Part Two: My current computer debacle continues. After many, many trips to Staples where I took up Cameron’s (the very nice sales associates) time with dumb questions about my new Microsoft Surface, I finally gave up and returned it. I really liked almost everything about it, except I couldn’t download stuff, like songs, audio-books, a driver for my printer, you know the stuff that is necessary to life. However, they are releasing a new Surface in a few months that will do all that. So, after another very long discussion with poor Cameron, I go off to purchase a little, cheapy, notebooky, thing to pass on to the kid as soon as I get the new Surface.

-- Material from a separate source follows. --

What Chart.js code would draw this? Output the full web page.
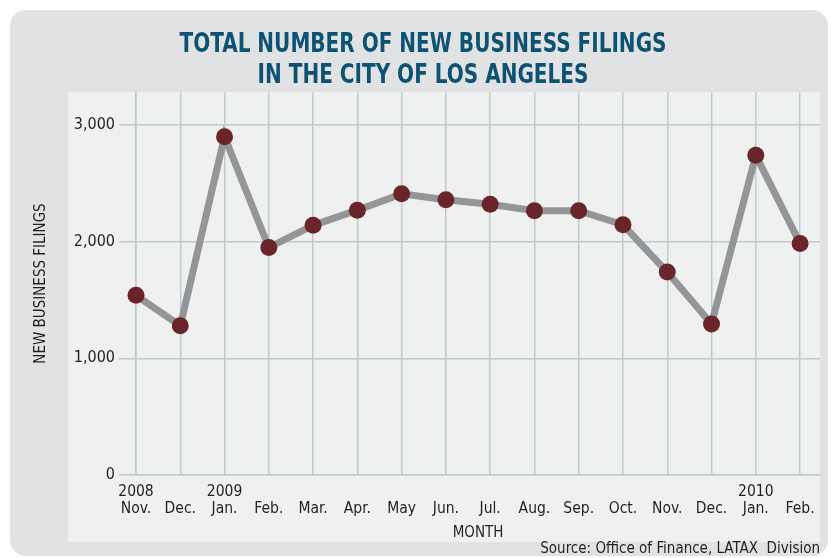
<!DOCTYPE html>
<html>
<head>
<meta charset="utf-8">
<script src="https://cdn.jsdelivr.net/npm/chart.js@4"></script>
<style>
  body { margin: 0; background: #fff; }
  #wrap { width: 831px; height: 558px; }
</style>
</head>
<body>
<div id="wrap"><canvas id="mainChart" width="831" height="558"></canvas></div>
<script>
const months = [
  [`2008`, `Nov.`], [``, `Dec.`], [`2009`, `Jan.`], [``, `Feb.`], [``, `Mar.`],
  [``, `Apr.`], [``, `May`], [``, `Jun.`], [``, `Jul.`], [``, `Aug.`],
  [``, `Sep.`], [``, `Oct.`], [``, `Nov.`], [``, `Dec.`], [`2010`, `Jan.`], [``, `Feb.`],
]
const filings = [1540, 1280, 2900, 1950, 2140, 2270, 2410, 2360, 2320, 2265, 2265, 2145, 1740, 1295, 2740, 1985]
const yTicks = [0, 1000, 2000, 3000]
const titleLines = [`TOTAL NUMBER OF NEW BUSINESS FILINGS`, `IN THE CITY OF LOS ANGELES`]

const narrow = `'Liberation Sans Narrow', 'DejaVu Sans Condensed', sans-serif`
const ink = `#231f20`

// grey panel + lighter inner area behind the chart, and the squeezed headline
const panel = {
  id: "panel",
  beforeDraw(chart) {
    const ctx = chart.ctx
    ctx.save()
    ctx.fillStyle = "#e1e2e3"
    ctx.beginPath()
    ctx.roundRect(10, 10, 818, 546, 16)
    ctx.fill()
    ctx.fillStyle = "#eff0f0"
    ctx.fillRect(68, 92, 752, 450)

    ctx.font = `bold 27px ${narrow}`
    ctx.fillStyle = "#0d5272"
    ctx.textAlign = "center"
    ctx.textBaseline = "alphabetic"
    // headline is a condensed face, so squeeze the fallback to the same width
    const squeeze = 487 / ctx.measureText(titleLines[0]).width
    titleLines.forEach((line, i) => {
      ctx.save()
      ctx.translate(423, 52 + i * 31)
      ctx.scale(squeeze, 1)
      ctx.fillText(line, 0, 0)
      ctx.restore()
    })
    ctx.restore()
  },
}

new Chart(document.getElementById(`mainChart`), {
  type: "line",
  data: {
    datasets: [
      {
        label: `New business filings`,
        data: filings.map((v, i) => ({ x: i, y: v })),
        borderColor: "#939598",
        borderWidth: 7,
        pointRadius: 8.5,
        pointHoverRadius: 8.5,
        pointBackgroundColor: "#6a252a",
        pointBorderWidth: 0,
        tension: 0,
        clip: false,
      },
    ],
  },
  options: {
    responsive: false,
    animation: false,
    layout: { padding: { left: 0, right: 11, top: 92, bottom: 0 } },
    scales: {
      x: {
        type: "linear",
        min: 0,
        max: 15.45,
        afterBuildTicks: (s) => { s.ticks = months.map((m, i) => ({ value: i })) },
        afterFit: (s) => { s.height = 67 },
        grid: { color: "#c3c9cd", lineWidth: 1.5, drawTicks: false },
        border: { color: "#c3c9cd", width: 1.5 },
        ticks: {
          padding: 8,
          maxRotation: 0,
          autoSkip: false,
          color: ink,
          font: { family: narrow, size: 15.5, lineHeight: 1.12 },
          callback: (v) => months[v],
        },
        title: {
          display: true,
          text: `MONTH`,
          color: ink,
          font: { family: narrow, size: 15, lineHeight: 1.2 },
          padding: { top: 6, bottom: 0 },
        },
      },
      y: {
        min: 0,
        max: 3283,
        afterBuildTicks: (s) => { s.ticks = yTicks.map((v) => ({ value: v })) },
        afterFit: (s) => { s.width = 136 },
        grid: { color: "#c3c9cd", lineWidth: 1.5, tickLength: 17 },
        border: { color: "#c3c9cd", width: 1.5 },
        ticks: {
          padding: 4,
          color: ink,
          font: { family: narrow, size: 16 },
          callback: (v) => v.toLocaleString("en-US"),
        },
        title: {
          display: true,
          text: `NEW BUSINESS FILINGS`,
          color: ink,
          font: { family: narrow, size: 15, lineHeight: 1.2 },
          padding: { top: 32, bottom: 29 },
        },
      },
    },
    plugins: {
      legend: { display: false },
      tooltip: { enabled: false },
      subtitle: {
        display: true,
        position: "bottom",
        align: "end",
        text: `Source: Office of Finance, LATAX  Division`,
        color: ink,
        font: { family: narrow, size: 15, lineHeight: 1 },
        padding: { top: 0, bottom: 1 },
      },
    },
  },
  plugins: [panel],
})
</script>
</body>
</html>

Ha! Walmart (yes, you may laugh at my expense) where I purchased the last one, has none, in the entire damn state. Excellent. After going to a dozen places, I figure I’ll just swing by a different Staples and check out what they have on clearance. The very nice sales associate tries to interest me in the Surface where I say, “No thanks, I had one and returned it.” He smiles and points his finger at me. “Did you just return it? You are the one. Cameron told me about you!” Oh for the love! Really? I am that difficult, outspoken, and cantankerous? No he assures me, Cameron had nice things to say. Well, I guess I better write Staples another letter, assuring them that Cameron needs a raise.
For thinking I am flying under the radar, I guess, considering previous TSA interactions, I should be happy I’m not on some government watch list.